_Given information_
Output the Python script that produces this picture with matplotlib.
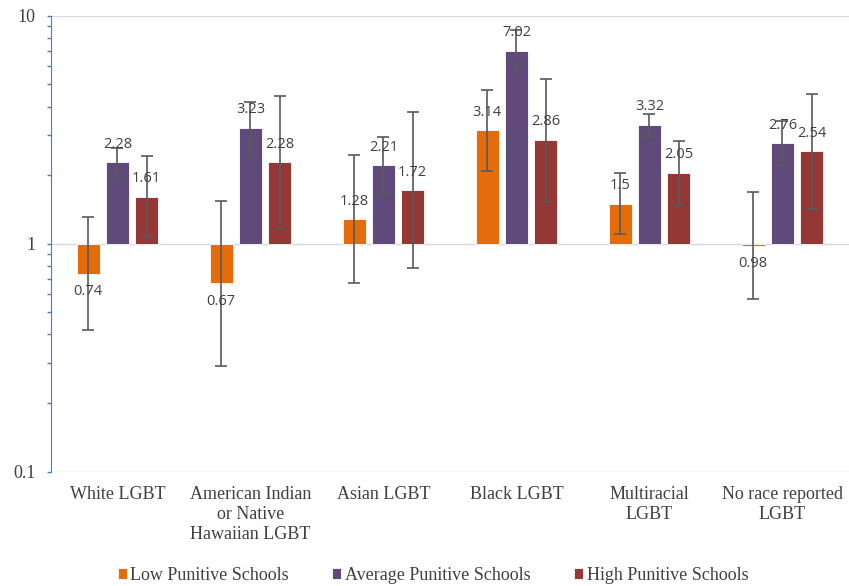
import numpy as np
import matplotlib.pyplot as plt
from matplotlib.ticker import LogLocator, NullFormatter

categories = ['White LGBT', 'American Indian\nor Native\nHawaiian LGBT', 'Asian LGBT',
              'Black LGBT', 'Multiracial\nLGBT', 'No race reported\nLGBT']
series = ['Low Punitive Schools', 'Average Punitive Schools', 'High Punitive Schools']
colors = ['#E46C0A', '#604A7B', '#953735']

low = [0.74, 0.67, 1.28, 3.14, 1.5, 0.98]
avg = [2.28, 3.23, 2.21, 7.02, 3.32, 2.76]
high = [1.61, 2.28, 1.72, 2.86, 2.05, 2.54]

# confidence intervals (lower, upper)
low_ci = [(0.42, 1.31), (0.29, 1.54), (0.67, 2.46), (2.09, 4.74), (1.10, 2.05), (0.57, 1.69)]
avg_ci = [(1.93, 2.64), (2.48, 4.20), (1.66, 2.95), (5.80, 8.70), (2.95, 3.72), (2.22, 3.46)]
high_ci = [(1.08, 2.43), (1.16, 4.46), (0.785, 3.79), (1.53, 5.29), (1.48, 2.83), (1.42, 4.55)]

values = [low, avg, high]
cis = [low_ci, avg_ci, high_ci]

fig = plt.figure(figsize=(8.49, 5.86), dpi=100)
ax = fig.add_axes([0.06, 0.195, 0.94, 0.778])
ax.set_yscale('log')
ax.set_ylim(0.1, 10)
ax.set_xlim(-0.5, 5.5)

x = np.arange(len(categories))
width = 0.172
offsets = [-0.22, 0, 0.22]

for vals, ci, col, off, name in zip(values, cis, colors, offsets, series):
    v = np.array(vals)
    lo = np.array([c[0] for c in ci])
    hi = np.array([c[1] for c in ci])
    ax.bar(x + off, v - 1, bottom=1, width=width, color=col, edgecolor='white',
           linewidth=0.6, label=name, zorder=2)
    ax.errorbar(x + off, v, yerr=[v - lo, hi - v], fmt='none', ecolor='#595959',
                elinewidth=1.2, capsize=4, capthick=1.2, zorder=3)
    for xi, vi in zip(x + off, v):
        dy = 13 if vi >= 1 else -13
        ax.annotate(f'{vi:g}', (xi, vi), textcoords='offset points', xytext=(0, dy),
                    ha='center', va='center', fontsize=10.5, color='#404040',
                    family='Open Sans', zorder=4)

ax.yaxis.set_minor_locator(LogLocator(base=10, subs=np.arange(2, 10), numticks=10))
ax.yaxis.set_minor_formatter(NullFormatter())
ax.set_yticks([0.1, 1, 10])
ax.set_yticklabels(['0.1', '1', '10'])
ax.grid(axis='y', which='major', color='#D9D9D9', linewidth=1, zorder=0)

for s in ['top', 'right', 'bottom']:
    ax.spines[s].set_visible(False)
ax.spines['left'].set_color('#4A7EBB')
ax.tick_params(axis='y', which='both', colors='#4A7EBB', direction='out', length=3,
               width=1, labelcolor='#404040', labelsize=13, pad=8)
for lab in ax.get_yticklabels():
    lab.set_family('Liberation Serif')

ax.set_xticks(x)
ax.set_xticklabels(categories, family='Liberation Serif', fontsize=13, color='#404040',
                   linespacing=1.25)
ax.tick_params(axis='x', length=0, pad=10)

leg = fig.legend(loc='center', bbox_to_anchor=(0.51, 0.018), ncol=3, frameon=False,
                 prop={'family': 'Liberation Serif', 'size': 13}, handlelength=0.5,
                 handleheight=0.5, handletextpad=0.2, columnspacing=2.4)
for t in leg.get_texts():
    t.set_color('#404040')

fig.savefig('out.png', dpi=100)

_Stated problem_
Would you reproduce the lines above, from the very first through the line containing "family='Open Sans', zorder=4)", exactly and without the pictures?

_Correct result_
Output the Python script that produces this picture with matplotlib.
import numpy as np
import matplotlib.pyplot as plt
from matplotlib.ticker import LogLocator, NullFormatter

categories = ['White LGBT', 'American Indian\nor Native\nHawaiian LGBT', 'Asian LGBT',
              'Black LGBT', 'Multiracial\nLGBT', 'No race reported\nLGBT']
series = ['Low Punitive Schools', 'Average Punitive Schools', 'High Punitive Schools']
colors = ['#E46C0A', '#604A7B', '#953735']

low = [0.74, 0.67, 1.28, 3.14, 1.5, 0.98]
avg = [2.28, 3.23, 2.21, 7.02, 3.32, 2.76]
high = [1.61, 2.28, 1.72, 2.86, 2.05, 2.54]

# confidence intervals (lower, upper)
low_ci = [(0.42, 1.31), (0.29, 1.54), (0.67, 2.46), (2.09, 4.74), (1.10, 2.05), (0.57, 1.69)]
avg_ci = [(1.93, 2.64), (2.48, 4.20), (1.66, 2.95), (5.80, 8.70), (2.95, 3.72), (2.22, 3.46)]
high_ci = [(1.08, 2.43), (1.16, 4.46), (0.785, 3.79), (1.53, 5.29), (1.48, 2.83), (1.42, 4.55)]

values = [low, avg, high]
cis = [low_ci, avg_ci, high_ci]

fig = plt.figure(figsize=(8.49, 5.86), dpi=100)
ax = fig.add_axes([0.06, 0.195, 0.94, 0.778])
ax.set_yscale('log')
ax.set_ylim(0.1, 10)
ax.set_xlim(-0.5, 5.5)

x = np.arange(len(categories))
width = 0.172
offsets = [-0.22, 0, 0.22]

for vals, ci, col, off, name in zip(values, cis, colors, offsets, series):
    v = np.array(vals)
    lo = np.array([c[0] for c in ci])
    hi = np.array([c[1] for c in ci])
    ax.bar(x + off, v - 1, bottom=1, width=width, color=col, edgecolor='white',
           linewidth=0.6, label=name, zorder=2)
    ax.errorbar(x + off, v, yerr=[v - lo, hi - v], fmt='none', ecolor='#595959',
                elinewidth=1.2, capsize=4, capthick=1.2, zorder=3)
    for xi, vi in zip(x + off, v):
        dy = 13 if vi >= 1 else -13
        ax.annotate(f'{vi:g}', (xi, vi), textcoords='offset points', xytext=(0, dy),
                    ha='center', va='center', fontsize=10.5, color='#404040',
                    family='Open Sans', zorder=4)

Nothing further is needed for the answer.